**Stated problem**
In the entries below, count every line with the word "page". Return only the count.

**Available data**
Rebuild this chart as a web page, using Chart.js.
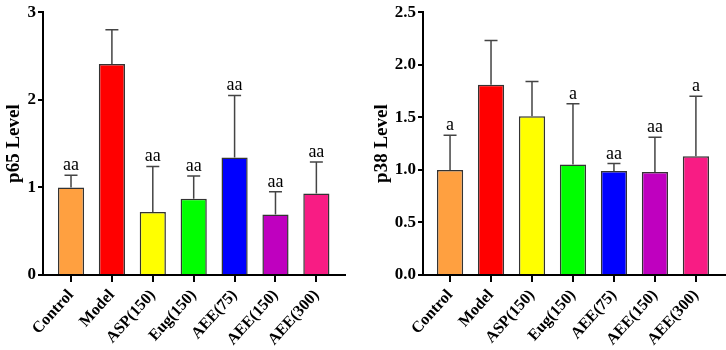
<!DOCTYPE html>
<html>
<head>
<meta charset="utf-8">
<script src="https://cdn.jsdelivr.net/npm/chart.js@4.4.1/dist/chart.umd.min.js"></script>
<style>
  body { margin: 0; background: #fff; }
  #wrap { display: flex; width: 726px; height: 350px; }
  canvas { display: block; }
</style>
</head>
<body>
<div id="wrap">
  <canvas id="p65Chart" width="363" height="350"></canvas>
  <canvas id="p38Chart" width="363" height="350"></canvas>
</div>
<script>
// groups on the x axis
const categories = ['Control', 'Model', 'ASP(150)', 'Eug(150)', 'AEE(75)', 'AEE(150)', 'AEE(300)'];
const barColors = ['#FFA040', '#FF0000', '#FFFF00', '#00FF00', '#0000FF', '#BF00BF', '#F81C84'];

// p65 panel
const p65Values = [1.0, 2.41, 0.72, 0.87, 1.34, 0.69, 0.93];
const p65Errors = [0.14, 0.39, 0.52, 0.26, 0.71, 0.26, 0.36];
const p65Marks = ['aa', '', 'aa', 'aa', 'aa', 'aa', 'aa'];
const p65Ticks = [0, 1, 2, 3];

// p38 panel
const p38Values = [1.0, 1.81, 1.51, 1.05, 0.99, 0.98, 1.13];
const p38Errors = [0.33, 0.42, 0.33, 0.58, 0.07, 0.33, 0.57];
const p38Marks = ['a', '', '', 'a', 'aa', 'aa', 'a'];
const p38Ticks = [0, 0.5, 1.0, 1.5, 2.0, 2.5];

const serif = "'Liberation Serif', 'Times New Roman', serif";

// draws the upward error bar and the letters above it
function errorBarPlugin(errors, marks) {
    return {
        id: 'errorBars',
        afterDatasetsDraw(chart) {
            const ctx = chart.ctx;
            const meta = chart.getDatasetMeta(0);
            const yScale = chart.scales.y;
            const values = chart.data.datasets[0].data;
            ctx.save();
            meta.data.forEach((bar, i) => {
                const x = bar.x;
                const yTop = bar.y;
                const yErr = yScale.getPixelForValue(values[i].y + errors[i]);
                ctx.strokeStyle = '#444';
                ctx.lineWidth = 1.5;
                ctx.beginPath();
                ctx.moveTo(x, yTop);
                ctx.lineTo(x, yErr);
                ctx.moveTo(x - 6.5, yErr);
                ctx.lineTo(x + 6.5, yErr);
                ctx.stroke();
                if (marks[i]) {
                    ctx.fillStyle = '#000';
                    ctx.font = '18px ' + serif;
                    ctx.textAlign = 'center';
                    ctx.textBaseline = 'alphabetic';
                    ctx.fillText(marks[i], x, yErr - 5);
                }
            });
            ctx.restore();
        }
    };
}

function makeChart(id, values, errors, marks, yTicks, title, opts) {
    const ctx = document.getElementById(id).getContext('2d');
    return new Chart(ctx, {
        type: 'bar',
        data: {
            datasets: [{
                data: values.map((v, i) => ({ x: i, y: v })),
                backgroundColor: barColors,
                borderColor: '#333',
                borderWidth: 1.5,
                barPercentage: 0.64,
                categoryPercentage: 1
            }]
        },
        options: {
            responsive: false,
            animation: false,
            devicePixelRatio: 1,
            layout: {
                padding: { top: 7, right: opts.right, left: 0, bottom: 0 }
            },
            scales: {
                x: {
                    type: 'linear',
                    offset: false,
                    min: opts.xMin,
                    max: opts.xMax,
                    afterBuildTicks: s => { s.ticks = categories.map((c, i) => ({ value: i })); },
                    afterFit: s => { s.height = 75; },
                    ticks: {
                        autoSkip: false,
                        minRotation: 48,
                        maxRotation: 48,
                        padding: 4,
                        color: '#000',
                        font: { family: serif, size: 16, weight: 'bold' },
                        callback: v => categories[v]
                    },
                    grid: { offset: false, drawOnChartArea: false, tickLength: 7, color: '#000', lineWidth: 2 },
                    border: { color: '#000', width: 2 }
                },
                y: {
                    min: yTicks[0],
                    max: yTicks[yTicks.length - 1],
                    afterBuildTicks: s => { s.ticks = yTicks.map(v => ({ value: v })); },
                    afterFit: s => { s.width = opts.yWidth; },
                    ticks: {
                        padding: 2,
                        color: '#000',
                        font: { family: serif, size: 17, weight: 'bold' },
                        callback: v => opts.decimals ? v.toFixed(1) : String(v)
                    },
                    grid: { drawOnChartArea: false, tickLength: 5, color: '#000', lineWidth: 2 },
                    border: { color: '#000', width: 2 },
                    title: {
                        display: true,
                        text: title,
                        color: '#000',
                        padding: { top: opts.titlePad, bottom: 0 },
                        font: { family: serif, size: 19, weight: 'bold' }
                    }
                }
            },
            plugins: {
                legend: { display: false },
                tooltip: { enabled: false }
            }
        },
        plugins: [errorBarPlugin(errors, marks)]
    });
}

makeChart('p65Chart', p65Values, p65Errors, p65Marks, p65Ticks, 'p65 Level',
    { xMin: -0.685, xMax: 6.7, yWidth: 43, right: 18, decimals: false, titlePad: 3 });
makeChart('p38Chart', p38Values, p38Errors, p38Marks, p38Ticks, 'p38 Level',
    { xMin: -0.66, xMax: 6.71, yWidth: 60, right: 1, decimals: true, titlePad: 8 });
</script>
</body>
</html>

==

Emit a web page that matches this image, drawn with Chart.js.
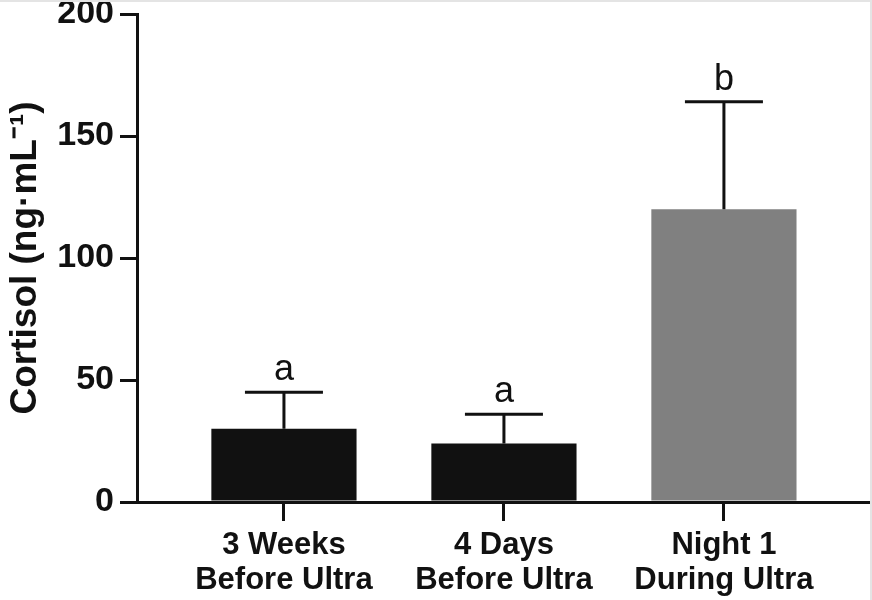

**Answer for this exercise**
2